• [WRITTEN INSTRUCTION]
Retype exactly what runs from the first line of the data to the line with "T0, T1 = 5000, 8000", keeping both of those lines and skipping pictures.

• [DATA BLOCK]
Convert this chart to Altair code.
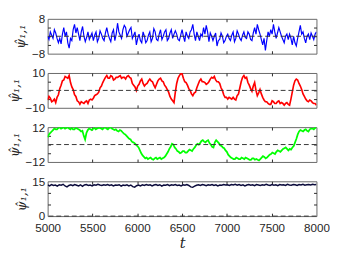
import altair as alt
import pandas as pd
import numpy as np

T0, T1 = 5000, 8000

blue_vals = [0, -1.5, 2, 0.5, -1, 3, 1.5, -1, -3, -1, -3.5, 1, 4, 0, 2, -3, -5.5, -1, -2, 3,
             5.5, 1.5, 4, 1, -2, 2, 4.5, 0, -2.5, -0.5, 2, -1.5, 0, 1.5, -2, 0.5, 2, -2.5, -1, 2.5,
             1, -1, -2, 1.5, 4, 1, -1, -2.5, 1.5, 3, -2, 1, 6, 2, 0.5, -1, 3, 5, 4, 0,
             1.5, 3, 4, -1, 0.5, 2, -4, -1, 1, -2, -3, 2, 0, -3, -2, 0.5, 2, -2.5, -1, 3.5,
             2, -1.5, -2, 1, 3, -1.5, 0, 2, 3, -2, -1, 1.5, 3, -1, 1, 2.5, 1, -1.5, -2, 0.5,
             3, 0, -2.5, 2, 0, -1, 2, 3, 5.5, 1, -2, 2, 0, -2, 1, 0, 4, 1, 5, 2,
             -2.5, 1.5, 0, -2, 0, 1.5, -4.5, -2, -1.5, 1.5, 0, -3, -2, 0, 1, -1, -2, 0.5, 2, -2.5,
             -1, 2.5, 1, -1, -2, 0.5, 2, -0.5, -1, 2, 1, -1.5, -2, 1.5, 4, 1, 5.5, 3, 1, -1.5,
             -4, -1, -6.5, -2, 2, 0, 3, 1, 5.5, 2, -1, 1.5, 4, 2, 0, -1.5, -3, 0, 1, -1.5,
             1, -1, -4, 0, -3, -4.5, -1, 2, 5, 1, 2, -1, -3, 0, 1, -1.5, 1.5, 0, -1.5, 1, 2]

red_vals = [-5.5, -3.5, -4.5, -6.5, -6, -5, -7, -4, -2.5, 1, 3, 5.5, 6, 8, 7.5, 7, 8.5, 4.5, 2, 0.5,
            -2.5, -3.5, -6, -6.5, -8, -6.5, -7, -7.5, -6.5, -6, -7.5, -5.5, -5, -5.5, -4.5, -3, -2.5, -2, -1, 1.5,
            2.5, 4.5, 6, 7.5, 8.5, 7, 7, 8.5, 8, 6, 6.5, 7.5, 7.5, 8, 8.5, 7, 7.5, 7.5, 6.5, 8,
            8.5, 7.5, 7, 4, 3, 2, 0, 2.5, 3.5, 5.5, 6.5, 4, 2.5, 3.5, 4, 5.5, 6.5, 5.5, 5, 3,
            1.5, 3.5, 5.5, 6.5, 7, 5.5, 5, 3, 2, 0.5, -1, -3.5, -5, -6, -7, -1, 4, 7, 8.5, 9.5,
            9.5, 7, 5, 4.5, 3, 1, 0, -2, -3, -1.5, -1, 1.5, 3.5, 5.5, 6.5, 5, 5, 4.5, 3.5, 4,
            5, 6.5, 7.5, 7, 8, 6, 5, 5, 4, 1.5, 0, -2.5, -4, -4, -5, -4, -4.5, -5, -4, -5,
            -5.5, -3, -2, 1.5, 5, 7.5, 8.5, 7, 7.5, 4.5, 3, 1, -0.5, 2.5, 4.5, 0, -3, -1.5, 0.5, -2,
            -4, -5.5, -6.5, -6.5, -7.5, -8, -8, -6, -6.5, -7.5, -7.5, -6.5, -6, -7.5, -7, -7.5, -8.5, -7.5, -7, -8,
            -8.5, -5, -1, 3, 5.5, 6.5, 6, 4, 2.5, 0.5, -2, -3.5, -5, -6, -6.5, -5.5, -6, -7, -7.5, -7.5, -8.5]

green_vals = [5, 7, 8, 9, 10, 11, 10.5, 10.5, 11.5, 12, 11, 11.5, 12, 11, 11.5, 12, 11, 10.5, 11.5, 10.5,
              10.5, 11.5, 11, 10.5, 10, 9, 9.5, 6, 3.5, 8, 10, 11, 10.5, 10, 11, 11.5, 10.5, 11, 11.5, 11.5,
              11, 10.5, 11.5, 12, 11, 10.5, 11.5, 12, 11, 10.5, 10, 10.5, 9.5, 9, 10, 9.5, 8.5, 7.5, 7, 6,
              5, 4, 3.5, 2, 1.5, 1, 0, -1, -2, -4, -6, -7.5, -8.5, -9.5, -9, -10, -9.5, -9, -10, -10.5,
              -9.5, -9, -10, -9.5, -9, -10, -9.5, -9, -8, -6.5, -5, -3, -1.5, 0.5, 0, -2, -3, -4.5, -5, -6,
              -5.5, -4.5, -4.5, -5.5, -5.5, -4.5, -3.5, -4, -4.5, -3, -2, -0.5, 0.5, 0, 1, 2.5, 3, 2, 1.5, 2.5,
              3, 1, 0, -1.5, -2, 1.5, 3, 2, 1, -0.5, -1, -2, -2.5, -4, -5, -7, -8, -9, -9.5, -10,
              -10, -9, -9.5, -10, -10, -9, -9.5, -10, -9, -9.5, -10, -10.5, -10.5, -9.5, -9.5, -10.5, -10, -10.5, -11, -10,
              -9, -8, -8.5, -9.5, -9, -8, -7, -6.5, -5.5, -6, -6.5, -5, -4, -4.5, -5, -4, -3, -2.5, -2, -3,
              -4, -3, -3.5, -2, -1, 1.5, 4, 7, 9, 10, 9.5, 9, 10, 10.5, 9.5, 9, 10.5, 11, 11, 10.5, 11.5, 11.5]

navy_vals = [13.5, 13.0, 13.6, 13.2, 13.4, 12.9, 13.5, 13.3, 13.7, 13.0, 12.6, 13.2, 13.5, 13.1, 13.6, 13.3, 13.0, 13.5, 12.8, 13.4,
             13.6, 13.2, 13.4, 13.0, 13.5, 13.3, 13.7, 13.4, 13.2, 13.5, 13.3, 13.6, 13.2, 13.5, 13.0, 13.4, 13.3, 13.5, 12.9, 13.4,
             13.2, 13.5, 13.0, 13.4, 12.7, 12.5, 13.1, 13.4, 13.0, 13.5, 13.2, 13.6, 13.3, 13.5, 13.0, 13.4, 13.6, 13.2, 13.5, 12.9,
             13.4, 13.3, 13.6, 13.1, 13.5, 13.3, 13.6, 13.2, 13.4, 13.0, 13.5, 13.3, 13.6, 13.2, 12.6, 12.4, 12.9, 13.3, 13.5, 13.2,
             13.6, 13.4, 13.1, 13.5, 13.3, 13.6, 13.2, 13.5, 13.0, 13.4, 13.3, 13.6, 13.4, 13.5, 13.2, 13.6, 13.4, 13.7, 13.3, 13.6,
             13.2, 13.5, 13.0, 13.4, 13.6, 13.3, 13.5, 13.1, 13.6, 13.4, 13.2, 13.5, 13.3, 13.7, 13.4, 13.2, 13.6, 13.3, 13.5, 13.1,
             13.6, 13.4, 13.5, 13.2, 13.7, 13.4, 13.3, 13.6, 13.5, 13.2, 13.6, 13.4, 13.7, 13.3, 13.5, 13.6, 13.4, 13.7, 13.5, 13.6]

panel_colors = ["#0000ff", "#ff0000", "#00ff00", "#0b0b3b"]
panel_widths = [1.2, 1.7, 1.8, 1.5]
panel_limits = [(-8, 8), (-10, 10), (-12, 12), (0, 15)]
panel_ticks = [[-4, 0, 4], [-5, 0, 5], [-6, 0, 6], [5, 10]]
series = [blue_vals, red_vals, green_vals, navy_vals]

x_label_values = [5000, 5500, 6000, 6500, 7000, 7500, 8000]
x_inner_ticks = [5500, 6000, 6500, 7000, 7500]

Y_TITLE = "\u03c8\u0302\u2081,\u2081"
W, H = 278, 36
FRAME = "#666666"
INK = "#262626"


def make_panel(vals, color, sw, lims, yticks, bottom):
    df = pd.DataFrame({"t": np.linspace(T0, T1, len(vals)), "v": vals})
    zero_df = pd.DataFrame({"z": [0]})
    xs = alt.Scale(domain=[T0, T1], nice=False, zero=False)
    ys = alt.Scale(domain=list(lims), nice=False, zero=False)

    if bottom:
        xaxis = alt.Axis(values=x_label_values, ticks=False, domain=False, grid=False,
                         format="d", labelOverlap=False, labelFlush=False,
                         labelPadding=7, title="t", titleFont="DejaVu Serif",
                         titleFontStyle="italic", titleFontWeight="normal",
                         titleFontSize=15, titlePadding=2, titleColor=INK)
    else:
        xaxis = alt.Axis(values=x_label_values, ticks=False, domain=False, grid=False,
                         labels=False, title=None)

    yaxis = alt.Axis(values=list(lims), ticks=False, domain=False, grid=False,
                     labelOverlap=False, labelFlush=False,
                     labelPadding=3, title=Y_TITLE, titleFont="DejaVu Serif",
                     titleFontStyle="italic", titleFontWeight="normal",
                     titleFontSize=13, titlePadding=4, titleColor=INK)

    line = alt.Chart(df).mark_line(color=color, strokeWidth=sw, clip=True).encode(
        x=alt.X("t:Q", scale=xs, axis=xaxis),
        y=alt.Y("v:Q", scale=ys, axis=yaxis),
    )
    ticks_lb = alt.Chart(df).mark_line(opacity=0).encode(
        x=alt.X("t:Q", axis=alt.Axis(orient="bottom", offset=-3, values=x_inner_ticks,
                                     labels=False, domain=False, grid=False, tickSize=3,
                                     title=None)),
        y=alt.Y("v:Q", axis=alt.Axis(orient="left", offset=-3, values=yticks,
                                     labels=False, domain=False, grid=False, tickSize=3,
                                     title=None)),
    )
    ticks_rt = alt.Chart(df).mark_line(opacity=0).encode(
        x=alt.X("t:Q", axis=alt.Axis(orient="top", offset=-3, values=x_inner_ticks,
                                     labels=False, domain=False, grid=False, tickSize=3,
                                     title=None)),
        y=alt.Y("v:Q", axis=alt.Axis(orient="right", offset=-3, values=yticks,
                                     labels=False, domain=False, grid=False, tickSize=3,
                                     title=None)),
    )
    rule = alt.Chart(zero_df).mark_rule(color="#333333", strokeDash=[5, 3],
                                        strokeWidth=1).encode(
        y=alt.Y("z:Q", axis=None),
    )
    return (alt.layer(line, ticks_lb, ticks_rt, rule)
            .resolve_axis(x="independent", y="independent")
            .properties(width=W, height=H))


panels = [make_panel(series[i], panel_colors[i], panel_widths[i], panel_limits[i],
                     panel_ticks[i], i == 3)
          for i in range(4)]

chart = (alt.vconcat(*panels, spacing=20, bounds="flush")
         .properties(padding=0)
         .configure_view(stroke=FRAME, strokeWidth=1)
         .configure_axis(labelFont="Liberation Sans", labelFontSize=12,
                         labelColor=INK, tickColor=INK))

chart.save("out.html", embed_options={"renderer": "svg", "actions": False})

• [SOLVED PROBLEM]
Convert this chart to Altair code.
import altair as alt
import pandas as pd
import numpy as np

T0, T1 = 5000, 8000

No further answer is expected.